* **Task to complete**:
Below are records that hold pictures; write out only the lines from their start through the line with "edgecolor='#ece9dc', linewidth=1.5))", exactly, and drop the pictures.

* **Given records**:
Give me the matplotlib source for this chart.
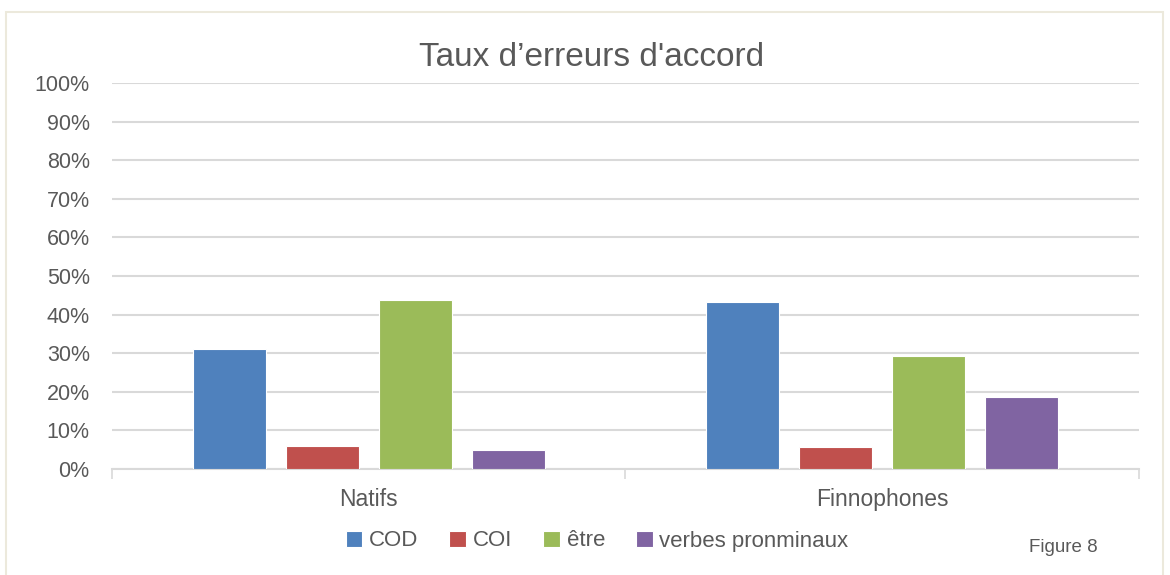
import matplotlib
matplotlib.use('Agg')
import matplotlib.pyplot as plt
import matplotlib.patches as mpatches
import numpy as np

# data
groups = ['Natifs', 'Finnophones']
series = ['COD', 'COI', 'être', 'verbes pronminaux']
cod = [31.1, 43.3]
coi = [6.0, 5.7]
etre = [43.8, 29.3]
verbes = [4.8, 18.7]
yticks = list(range(0, 101, 10))

colors = ['#4f81bd', '#c0504d', '#9bbb59', '#8064a2']
TXT = '#595959'

plt.rcParams['font.family'] = ['Liberation Sans Narrow', 'Liberation Sans', 'DejaVu Sans']

fig = plt.figure(figsize=(11.7, 5.75), dpi=100)
fig.patches.append(mpatches.Rectangle((6 / 1170, -0.01), 1157 / 1170, 1 - 12 / 575 + 0.01,
                                      transform=fig.transFigure, fill=False,
                                      edgecolor='#ece9dc', linewidth=1.5))

ax = fig.add_axes([0.0957, 0.1843, 0.8778, 0.6713])

x = np.arange(len(groups))
step, width = 0.181, 0.142
for i, (name, vals) in enumerate(zip(series, [cod, coi, etre, verbes])):
    ax.bar(x + (i - 1.5) * step, vals, width=width, color=colors[i],
           edgecolor='white', linewidth=0.8, label=name, zorder=3)

ax.set_xlim(-0.5, 1.5)
ax.set_ylim(0, 100)
ax.set_yticks(yticks)
ax.set_yticklabels([f'{v}%' for v in yticks], fontsize=15.5, color=TXT)
ax.yaxis.grid(True, color='#d9d9d9', linewidth=1.5, zorder=0)
ax.tick_params(axis='y', length=0, pad=16)

ax.set_xticks([-0.5, 0.5, 1.5])
ax.set_xticklabels([])
ax.tick_params(axis='x', length=7, width=1.2, color='#d9d9d9', direction='out')
ax.set_xticks(x, minor=True)
ax.set_xticklabels(groups, minor=True, fontsize=16.5, color=TXT)
ax.tick_params(axis='x', which='minor', length=0, pad=14)

for s in ['top', 'right', 'left']:
    ax.spines[s].set_visible(False)
ax.spines['bottom'].set_color('#d9d9d9')
ax.spines['bottom'].set_linewidth(1.5)

fig.text(592 / 1170, 1 - 57 / 575, "Taux d\u2019erreurs d'accord", ha='center', va='center',
         fontsize=24, color=TXT)

fig.legend(loc='center', bbox_to_anchor=(597 / 1170, 1 - 541 / 575), ncol=4,
           frameon=False, fontsize=16, handlelength=0.75, handleheight=0.75,
           handletextpad=0.3, columnspacing=1.4, labelcolor=TXT)

fig.text(1063 / 1170, 1 - 548 / 575, 'Figure 8', ha='center', va='center',
         fontsize=13.5, color=TXT)

fig.savefig('out.png', dpi=100, facecolor='white')
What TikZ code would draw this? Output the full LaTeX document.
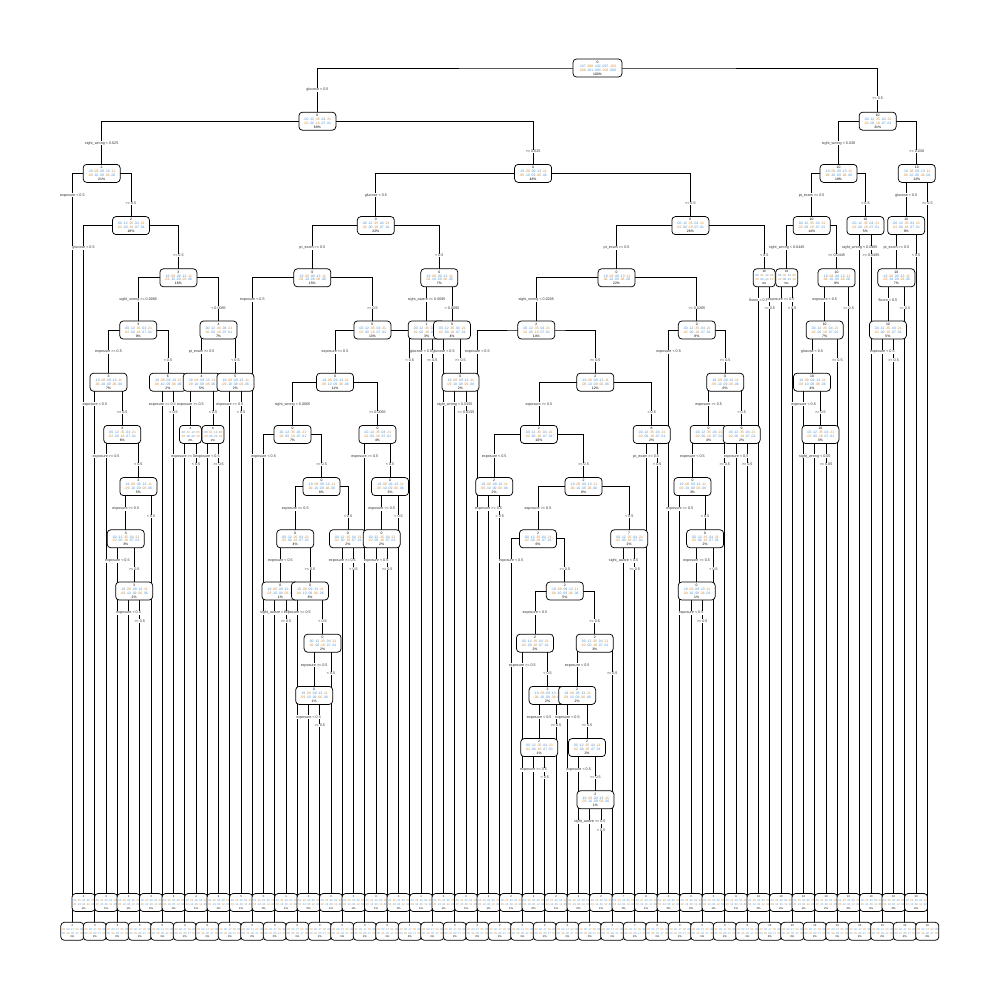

* **Full response**:
Give me the matplotlib source for this chart.
import matplotlib
matplotlib.use('Agg')
import matplotlib.pyplot as plt
import matplotlib.patches as mpatches
import numpy as np

# data
groups = ['Natifs', 'Finnophones']
series = ['COD', 'COI', 'être', 'verbes pronminaux']
cod = [31.1, 43.3]
coi = [6.0, 5.7]
etre = [43.8, 29.3]
verbes = [4.8, 18.7]
yticks = list(range(0, 101, 10))

colors = ['#4f81bd', '#c0504d', '#9bbb59', '#8064a2']
TXT = '#595959'

plt.rcParams['font.family'] = ['Liberation Sans Narrow', 'Liberation Sans', 'DejaVu Sans']

fig = plt.figure(figsize=(11.7, 5.75), dpi=100)
fig.patches.append(mpatches.Rectangle((6 / 1170, -0.01), 1157 / 1170, 1 - 12 / 575 + 0.01,
                                      transform=fig.transFigure, fill=False,
                                      edgecolor='#ece9dc', linewidth=1.5))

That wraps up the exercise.